Records contained in a dataset

++++

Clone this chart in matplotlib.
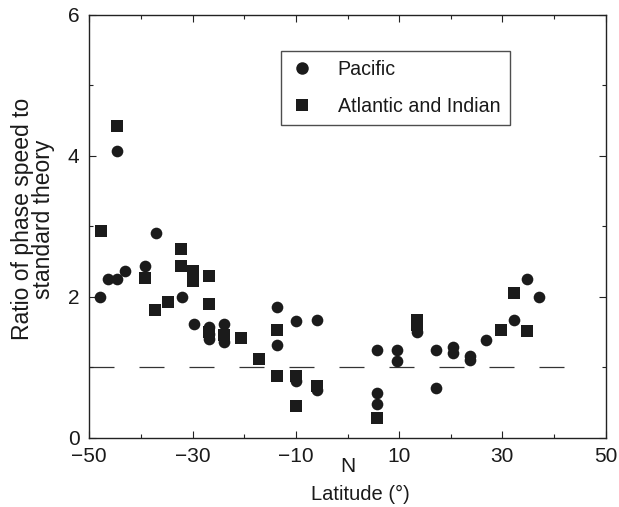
import matplotlib
matplotlib.use("Agg")
import matplotlib.pyplot as plt
from matplotlib.lines import Line2D
from matplotlib.ticker import FixedLocator
from matplotlib.transforms import blended_transform_factory

plt.rcParams["font.family"] = ["Liberation Sans", "DejaVu Sans"]
plt.rcParams["axes.unicode_minus"] = True
plt.rcParams["lines.scale_dashes"] = False

# Pacific observations: latitude (deg) and ratio of phase speed to standard theory
pacific_lat = [-47.9, -46.3, -44.7, -44.7, -43.0, -39.3, -37.1, -32.1, -29.7,
               -26.8, -26.8, -26.8, -23.9, -23.9, -13.65, -13.65, -9.9, -9.9,
               -6.0, -6.0, 5.65, 5.65, 5.65, 9.6, 9.6, 13.4, 17.1, 17.1,
               20.5, 20.5, 23.7, 23.7, 26.8, 32.2, 34.8, 37.1]
pacific_ratio = [1.99, 2.25, 2.25, 4.07, 2.37, 2.43, 2.91, 1.99, 1.61,
                 1.57, 1.47, 1.40, 1.61, 1.35, 1.85, 1.31, 1.66, 0.80,
                 1.67, 0.67, 1.24, 0.63, 0.48, 1.24, 1.09, 1.50, 1.24, 0.71,
                 1.28, 1.20, 1.16, 1.10, 1.38, 1.67, 2.25, 2.00]

# Atlantic and Indian observations
atl_lat = [-47.8, -44.7, -39.3, -37.3, -34.8, -32.2, -32.2, -29.9, -29.9,
           -26.9, -26.9, -26.8, -23.9, -20.6, -17.2, -13.65, -13.65, -9.9,
           -9.9, -6.0, 5.65, 13.4, 13.4, 29.7, 32.3, 34.8]
atl_ratio = [2.93, 4.43, 2.27, 1.81, 1.92, 2.68, 2.44, 2.36, 2.22,
             2.29, 1.90, 1.50, 1.46, 1.42, 1.12, 1.53, 0.87, 0.87,
             0.45, 0.73, 0.27, 1.67, 1.60, 1.53, 2.05, 1.51]

# Reference level of standard theory
theory_lat = [-50, 45]
theory_ratio = [1, 1]

x_major = [-50, -30, -10, 10, 30, 50]
x_minor = [-40, -20, 0, 20, 40]
y_major = [0, 2, 4, 6]
y_minor = [1, 3, 5]

ink = "#1b1b1b"

fig = plt.figure(figsize=(6.19, 5.07), dpi=100)
ax = fig.add_axes([89.3 / 619, (507 - 437.5) / 507, 516.4 / 619, 422.5 / 507])

ax.plot(theory_lat, theory_ratio, color="#333333", lw=0.9,
        dashes=(18, 18), zorder=1)
ax.plot(pacific_lat, pacific_ratio, "o", ms=8.4, color=ink, mew=0, zorder=3)
ax.plot(atl_lat, atl_ratio, "s", ms=8.2, color=ink, mew=0, zorder=3)

ax.set_xlim(-50, 50)
ax.set_ylim(0, 6)
ax.xaxis.set_major_locator(FixedLocator(x_major))
ax.xaxis.set_minor_locator(FixedLocator(x_minor))
ax.yaxis.set_major_locator(FixedLocator(y_major))
ax.yaxis.set_minor_locator(FixedLocator(y_minor))
ax.tick_params(which="both", direction="in", top=True, right=True,
               width=0.8, colors="#222222", labelsize=15, labelcolor="#1a1a1a")
ax.tick_params(which="major", length=5.2)
ax.tick_params(which="minor", length=3.2)
ax.tick_params(axis="x", which="major", pad=7)
ax.tick_params(axis="y", which="major", pad=7)
for sp in ax.spines.values():
    sp.set_linewidth(1.0)
    sp.set_color("#222222")

ax.set_xlabel("Latitude (°)", fontsize=14.5, color="#1a1a1a")
ax.xaxis.set_label_coords(0.524, -0.113)
ax.set_ylabel("Ratio of phase speed to\nstandard theory", fontsize=16.5,
              color="#1a1a1a", linespacing=0.92)
ax.yaxis.set_label_coords(-0.066, 0.517)

trans = blended_transform_factory(ax.transData, ax.transAxes)
ax.text(0, -0.069, "N", transform=trans, ha="center", va="center",
        fontsize=15, color="#1a1a1a")

handles = [
    Line2D([], [], marker="o", ls="none", ms=9, color=ink, mew=0),
    Line2D([], [], marker="s", ls="none", ms=8, color=ink, mew=0),
]
leg = ax.legend(handles, ["Pacific", "Atlantic and Indian"],
                loc="upper left", bbox_to_anchor=(0.371, 0.9155),
                fontsize=14.1, frameon=True, fancybox=False, edgecolor="#222222",
                borderpad=0.48, handlelength=1.2, handletextpad=1.22,
                labelspacing=0.9, borderaxespad=0)
leg.get_frame().set_linewidth(1.0)
for t in leg.get_texts():
    t.set_color("#1a1a1a")

fig.savefig("out.png", dpi=100)
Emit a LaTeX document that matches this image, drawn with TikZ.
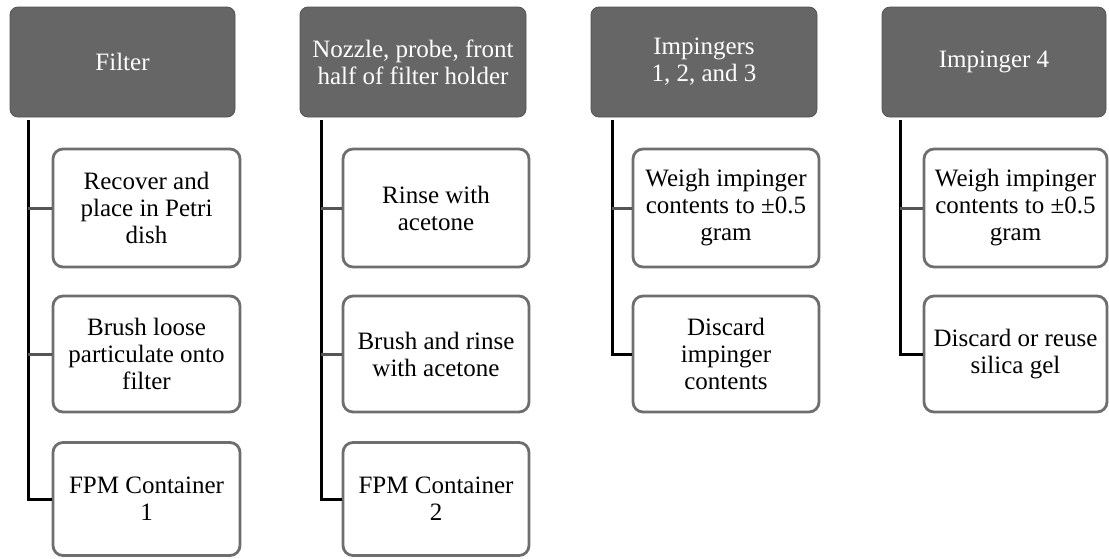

++++

● Task: Without the pictures, restate each entry exactly.

● Solution to the exercise:
Clone this chart in matplotlib.
import matplotlib
matplotlib.use("Agg")
import matplotlib.pyplot as plt
from matplotlib.lines import Line2D
from matplotlib.ticker import FixedLocator
from matplotlib.transforms import blended_transform_factory

plt.rcParams["font.family"] = ["Liberation Sans", "DejaVu Sans"]
plt.rcParams["axes.unicode_minus"] = True
plt.rcParams["lines.scale_dashes"] = False

# Pacific observations: latitude (deg) and ratio of phase speed to standard theory
pacific_lat = [-47.9, -46.3, -44.7, -44.7, -43.0, -39.3, -37.1, -32.1, -29.7,
               -26.8, -26.8, -26.8, -23.9, -23.9, -13.65, -13.65, -9.9, -9.9,
               -6.0, -6.0, 5.65, 5.65, 5.65, 9.6, 9.6, 13.4, 17.1, 17.1,
               20.5, 20.5, 23.7, 23.7, 26.8, 32.2, 34.8, 37.1]
pacific_ratio = [1.99, 2.25, 2.25, 4.07, 2.37, 2.43, 2.91, 1.99, 1.61,
                 1.57, 1.47, 1.40, 1.61, 1.35, 1.85, 1.31, 1.66, 0.80,
                 1.67, 0.67, 1.24, 0.63, 0.48, 1.24, 1.09, 1.50, 1.24, 0.71,
                 1.28, 1.20, 1.16, 1.10, 1.38, 1.67, 2.25, 2.00]

# Atlantic and Indian observations
atl_lat = [-47.8, -44.7, -39.3, -37.3, -34.8, -32.2, -32.2, -29.9, -29.9,
           -26.9, -26.9, -26.8, -23.9, -20.6, -17.2, -13.65, -13.65, -9.9,
           -9.9, -6.0, 5.65, 13.4, 13.4, 29.7, 32.3, 34.8]
atl_ratio = [2.93, 4.43, 2.27, 1.81, 1.92, 2.68, 2.44, 2.36, 2.22,
             2.29, 1.90, 1.50, 1.46, 1.42, 1.12, 1.53, 0.87, 0.87,
             0.45, 0.73, 0.27, 1.67, 1.60, 1.53, 2.05, 1.51]

# Reference level of standard theory
theory_lat = [-50, 45]
theory_ratio = [1, 1]

x_major = [-50, -30, -10, 10, 30, 50]
x_minor = [-40, -20, 0, 20, 40]
y_major = [0, 2, 4, 6]
y_minor = [1, 3, 5]

ink = "#1b1b1b"

fig = plt.figure(figsize=(6.19, 5.07), dpi=100)
ax = fig.add_axes([89.3 / 619, (507 - 437.5) / 507, 516.4 / 619, 422.5 / 507])

ax.plot(theory_lat, theory_ratio, color="#333333", lw=0.9,
        dashes=(18, 18), zorder=1)
ax.plot(pacific_lat, pacific_ratio, "o", ms=8.4, color=ink, mew=0, zorder=3)
ax.plot(atl_lat, atl_ratio, "s", ms=8.2, color=ink, mew=0, zorder=3)

ax.set_xlim(-50, 50)
ax.set_ylim(0, 6)
ax.xaxis.set_major_locator(FixedLocator(x_major))
ax.xaxis.set_minor_locator(FixedLocator(x_minor))
ax.yaxis.set_major_locator(FixedLocator(y_major))
ax.yaxis.set_minor_locator(FixedLocator(y_minor))
ax.tick_params(which="both", direction="in", top=True, right=True,
               width=0.8, colors="#222222", labelsize=15, labelcolor="#1a1a1a")
ax.tick_params(which="major", length=5.2)
ax.tick_params(which="minor", length=3.2)
ax.tick_params(axis="x", which="major", pad=7)
ax.tick_params(axis="y", which="major", pad=7)
for sp in ax.spines.values():
    sp.set_linewidth(1.0)
    sp.set_color("#222222")

ax.set_xlabel("Latitude (°)", fontsize=14.5, color="#1a1a1a")
ax.xaxis.set_label_coords(0.524, -0.113)
ax.set_ylabel("Ratio of phase speed to\nstandard theory", fontsize=16.5,
              color="#1a1a1a", linespacing=0.92)
ax.yaxis.set_label_coords(-0.066, 0.517)

trans = blended_transform_factory(ax.transData, ax.transAxes)
ax.text(0, -0.069, "N", transform=trans, ha="center", va="center",
        fontsize=15, color="#1a1a1a")

handles = [
    Line2D([], [], marker="o", ls="none", ms=9, color=ink, mew=0),
    Line2D([], [], marker="s", ls="none", ms=8, color=ink, mew=0),
]
leg = ax.legend(handles, ["Pacific", "Atlantic and Indian"],
                loc="upper left", bbox_to_anchor=(0.371, 0.9155),
                fontsize=14.1, frameon=True, fancybox=False, edgecolor="#222222",
                borderpad=0.48, handlelength=1.2, handletextpad=1.22,
                labelspacing=0.9, borderaxespad=0)
leg.get_frame().set_linewidth(1.0)
for t in leg.get_texts():
    t.set_color("#1a1a1a")

fig.savefig("out.png", dpi=100)
Emit a LaTeX document that matches this image, drawn with TikZ.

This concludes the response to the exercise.